--- start RECORDS SHOWN ---
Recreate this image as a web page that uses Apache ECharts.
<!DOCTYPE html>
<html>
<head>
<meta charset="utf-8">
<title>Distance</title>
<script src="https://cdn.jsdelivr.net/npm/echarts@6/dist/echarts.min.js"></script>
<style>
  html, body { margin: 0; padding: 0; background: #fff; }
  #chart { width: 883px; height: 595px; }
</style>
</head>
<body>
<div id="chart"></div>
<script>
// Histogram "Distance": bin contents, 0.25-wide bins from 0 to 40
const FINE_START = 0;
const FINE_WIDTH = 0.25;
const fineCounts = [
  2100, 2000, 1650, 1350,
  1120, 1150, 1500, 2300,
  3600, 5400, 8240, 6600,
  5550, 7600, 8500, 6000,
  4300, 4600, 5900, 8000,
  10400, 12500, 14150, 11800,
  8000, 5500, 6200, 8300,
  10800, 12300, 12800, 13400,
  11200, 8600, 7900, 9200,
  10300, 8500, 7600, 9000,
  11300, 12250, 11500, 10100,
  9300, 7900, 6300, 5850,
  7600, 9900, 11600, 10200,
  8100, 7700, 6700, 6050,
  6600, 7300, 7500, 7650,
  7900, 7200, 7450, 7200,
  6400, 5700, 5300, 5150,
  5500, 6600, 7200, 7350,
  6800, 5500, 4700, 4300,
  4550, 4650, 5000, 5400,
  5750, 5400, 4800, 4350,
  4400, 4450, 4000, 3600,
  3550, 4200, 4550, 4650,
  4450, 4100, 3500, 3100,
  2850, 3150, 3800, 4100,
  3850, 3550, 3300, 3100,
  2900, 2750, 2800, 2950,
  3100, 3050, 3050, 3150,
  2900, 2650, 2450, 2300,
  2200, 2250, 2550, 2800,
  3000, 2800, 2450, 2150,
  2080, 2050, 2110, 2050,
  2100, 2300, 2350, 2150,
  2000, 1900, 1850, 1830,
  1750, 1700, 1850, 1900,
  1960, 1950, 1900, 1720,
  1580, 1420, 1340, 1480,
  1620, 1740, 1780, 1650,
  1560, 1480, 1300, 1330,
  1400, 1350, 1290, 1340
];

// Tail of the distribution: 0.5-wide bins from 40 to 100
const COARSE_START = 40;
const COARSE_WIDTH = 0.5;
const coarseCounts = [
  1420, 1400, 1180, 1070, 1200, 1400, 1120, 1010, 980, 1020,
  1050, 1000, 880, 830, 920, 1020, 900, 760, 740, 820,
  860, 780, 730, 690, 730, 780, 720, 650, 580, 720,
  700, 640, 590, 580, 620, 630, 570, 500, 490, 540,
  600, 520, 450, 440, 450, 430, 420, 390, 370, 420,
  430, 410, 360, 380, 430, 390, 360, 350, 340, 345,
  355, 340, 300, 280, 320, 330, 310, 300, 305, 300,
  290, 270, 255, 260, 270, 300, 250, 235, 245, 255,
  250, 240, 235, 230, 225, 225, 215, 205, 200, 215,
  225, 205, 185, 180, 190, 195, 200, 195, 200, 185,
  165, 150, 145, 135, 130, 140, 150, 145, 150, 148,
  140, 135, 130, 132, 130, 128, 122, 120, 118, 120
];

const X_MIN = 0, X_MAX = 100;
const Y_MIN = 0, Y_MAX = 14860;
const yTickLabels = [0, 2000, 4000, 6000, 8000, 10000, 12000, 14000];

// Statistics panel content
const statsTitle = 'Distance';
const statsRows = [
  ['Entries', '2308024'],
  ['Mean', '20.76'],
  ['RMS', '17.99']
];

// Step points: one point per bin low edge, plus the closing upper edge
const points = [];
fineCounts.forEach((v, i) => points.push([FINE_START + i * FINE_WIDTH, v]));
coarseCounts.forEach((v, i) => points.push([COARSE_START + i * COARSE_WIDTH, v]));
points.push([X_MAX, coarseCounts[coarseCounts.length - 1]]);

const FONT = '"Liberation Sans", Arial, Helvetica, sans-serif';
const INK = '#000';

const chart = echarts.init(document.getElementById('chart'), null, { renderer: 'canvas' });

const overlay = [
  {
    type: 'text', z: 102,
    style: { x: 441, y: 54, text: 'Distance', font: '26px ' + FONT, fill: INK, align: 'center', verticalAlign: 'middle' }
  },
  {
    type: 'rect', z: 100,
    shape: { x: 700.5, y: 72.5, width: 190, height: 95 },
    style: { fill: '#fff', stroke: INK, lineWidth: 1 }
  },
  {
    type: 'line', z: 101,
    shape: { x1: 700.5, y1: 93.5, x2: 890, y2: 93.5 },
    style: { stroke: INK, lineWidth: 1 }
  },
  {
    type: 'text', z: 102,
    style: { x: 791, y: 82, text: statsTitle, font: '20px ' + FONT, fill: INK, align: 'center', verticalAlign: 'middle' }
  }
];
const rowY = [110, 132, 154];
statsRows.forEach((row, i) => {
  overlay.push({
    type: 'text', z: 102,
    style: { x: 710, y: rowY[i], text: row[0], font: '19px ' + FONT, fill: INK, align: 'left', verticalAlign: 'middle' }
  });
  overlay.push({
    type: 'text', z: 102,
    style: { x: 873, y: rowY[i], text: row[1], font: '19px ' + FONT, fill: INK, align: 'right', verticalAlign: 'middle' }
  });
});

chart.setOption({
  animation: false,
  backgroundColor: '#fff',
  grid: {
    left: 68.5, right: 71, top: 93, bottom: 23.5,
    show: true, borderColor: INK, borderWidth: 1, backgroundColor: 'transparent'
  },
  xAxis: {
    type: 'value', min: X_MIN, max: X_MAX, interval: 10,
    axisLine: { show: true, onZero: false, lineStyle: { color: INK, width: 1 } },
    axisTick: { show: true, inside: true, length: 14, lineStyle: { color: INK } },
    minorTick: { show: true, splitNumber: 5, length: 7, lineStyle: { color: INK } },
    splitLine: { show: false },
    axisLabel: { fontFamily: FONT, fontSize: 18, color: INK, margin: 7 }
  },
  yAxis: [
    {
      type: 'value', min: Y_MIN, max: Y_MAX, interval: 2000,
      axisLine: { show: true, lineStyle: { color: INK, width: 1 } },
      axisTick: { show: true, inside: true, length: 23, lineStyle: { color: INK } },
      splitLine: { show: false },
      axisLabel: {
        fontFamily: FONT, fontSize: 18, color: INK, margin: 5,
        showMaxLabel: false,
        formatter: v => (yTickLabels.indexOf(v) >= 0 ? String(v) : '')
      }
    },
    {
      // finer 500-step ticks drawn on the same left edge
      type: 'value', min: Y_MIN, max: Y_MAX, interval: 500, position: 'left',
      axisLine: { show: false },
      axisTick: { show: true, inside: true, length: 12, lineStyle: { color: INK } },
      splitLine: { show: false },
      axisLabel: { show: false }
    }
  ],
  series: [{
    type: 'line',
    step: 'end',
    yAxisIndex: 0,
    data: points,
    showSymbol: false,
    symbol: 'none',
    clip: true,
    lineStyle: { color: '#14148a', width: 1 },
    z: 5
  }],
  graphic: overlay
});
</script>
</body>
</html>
--- end RECORDS SHOWN ---
--- start RECORDS SHOWN ---
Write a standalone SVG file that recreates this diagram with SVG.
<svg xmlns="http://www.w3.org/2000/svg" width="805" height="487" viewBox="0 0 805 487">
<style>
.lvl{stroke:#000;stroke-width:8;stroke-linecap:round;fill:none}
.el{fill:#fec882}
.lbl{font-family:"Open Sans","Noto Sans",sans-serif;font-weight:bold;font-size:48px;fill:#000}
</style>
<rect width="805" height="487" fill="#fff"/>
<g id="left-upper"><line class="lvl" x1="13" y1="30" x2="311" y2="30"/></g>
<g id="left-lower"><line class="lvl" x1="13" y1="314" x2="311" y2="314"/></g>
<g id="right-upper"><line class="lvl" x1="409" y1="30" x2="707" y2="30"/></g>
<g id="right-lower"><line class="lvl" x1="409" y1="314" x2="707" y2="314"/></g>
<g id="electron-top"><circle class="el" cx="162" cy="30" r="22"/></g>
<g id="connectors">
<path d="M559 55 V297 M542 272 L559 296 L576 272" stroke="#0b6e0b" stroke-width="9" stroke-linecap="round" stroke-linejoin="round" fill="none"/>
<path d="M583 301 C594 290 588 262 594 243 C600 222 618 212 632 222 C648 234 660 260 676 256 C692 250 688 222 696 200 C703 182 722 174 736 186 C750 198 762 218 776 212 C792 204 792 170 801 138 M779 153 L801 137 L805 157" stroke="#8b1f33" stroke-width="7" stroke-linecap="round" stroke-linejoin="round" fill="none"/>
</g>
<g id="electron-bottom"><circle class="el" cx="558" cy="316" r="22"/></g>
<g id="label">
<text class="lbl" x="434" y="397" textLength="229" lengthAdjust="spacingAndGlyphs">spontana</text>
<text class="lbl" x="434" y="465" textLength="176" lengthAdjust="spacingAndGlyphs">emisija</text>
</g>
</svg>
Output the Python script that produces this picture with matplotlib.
--- end RECORDS SHOWN ---
--- start RECORDS SHOWN ---
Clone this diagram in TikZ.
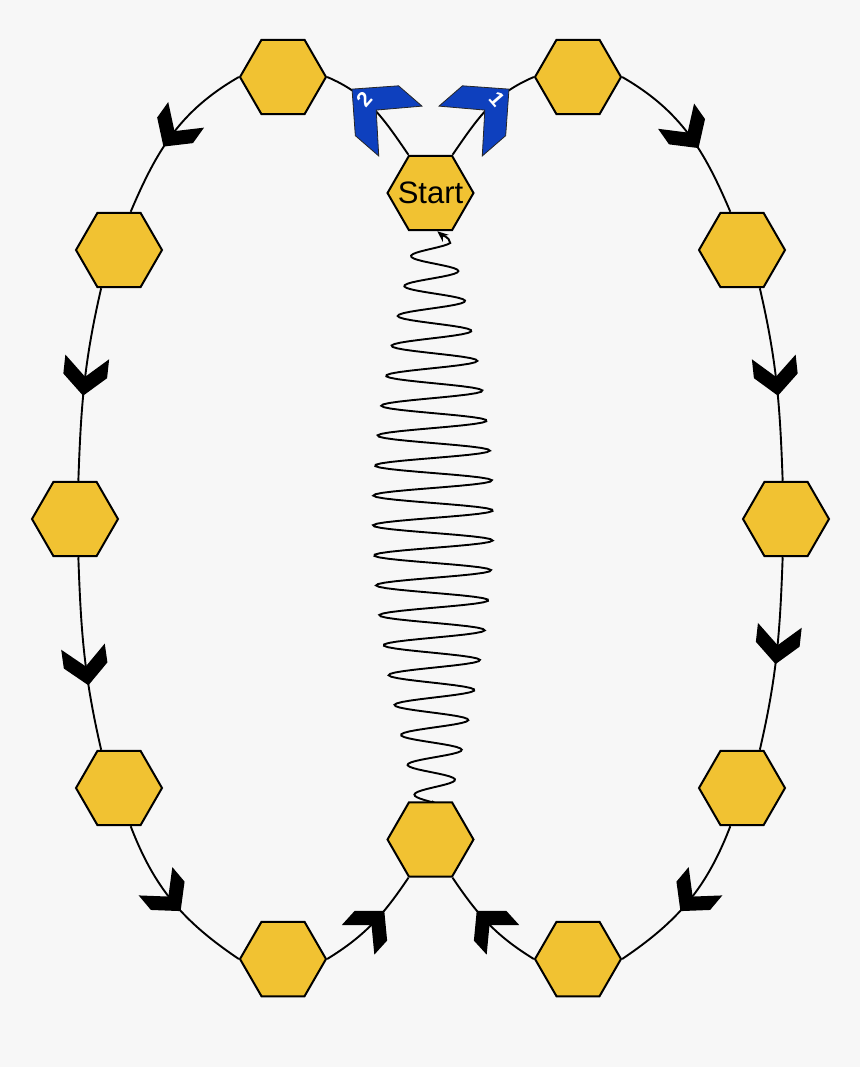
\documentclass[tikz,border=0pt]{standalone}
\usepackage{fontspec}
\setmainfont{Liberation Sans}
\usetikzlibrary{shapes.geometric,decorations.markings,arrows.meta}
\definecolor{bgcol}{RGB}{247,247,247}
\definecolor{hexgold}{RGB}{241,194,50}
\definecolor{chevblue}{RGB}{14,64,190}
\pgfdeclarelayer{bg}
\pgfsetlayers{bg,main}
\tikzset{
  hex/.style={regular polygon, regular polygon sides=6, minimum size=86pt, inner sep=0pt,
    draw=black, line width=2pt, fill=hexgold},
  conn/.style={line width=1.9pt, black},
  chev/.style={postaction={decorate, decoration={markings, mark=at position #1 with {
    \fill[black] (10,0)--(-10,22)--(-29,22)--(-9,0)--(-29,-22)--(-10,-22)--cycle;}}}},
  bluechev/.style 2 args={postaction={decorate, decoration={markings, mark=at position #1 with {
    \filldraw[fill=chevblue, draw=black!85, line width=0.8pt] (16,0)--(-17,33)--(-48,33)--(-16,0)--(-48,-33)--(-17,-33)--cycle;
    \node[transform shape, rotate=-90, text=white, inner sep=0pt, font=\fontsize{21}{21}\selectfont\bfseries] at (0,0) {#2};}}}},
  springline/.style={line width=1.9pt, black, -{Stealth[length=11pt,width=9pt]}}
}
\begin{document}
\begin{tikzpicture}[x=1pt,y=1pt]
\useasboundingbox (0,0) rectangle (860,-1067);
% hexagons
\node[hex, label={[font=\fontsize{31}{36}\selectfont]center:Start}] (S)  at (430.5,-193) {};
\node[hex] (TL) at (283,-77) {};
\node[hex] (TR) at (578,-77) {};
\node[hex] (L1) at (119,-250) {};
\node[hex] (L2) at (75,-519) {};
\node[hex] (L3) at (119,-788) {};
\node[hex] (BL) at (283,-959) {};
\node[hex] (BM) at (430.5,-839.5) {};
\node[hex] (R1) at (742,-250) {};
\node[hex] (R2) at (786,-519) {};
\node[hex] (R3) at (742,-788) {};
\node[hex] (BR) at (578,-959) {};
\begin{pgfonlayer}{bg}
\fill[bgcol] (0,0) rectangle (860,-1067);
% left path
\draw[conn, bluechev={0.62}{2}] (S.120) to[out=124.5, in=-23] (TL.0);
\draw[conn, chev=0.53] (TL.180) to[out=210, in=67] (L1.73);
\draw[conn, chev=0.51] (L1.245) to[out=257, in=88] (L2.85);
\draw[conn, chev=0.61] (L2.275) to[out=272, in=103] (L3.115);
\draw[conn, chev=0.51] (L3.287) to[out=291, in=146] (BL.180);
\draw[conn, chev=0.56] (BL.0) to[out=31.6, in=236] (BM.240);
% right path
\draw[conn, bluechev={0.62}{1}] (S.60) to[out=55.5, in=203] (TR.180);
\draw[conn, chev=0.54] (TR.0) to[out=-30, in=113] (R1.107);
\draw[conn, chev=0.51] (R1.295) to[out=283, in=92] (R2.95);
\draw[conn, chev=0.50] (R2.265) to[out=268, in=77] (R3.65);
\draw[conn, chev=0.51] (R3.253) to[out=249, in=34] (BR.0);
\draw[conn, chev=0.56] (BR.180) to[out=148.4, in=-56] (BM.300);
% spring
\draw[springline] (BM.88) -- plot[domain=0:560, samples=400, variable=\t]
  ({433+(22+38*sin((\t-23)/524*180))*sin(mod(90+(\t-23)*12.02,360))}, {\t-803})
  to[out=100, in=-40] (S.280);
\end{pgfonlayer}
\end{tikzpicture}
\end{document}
--- end RECORDS SHOWN ---
* TASK OBJECTIVE
Which lines include the word "diagram"? List them all.

* EXPECTED ANSWER
Write a standalone SVG file that recreates this diagram with SVG.
Clone this diagram in TikZ.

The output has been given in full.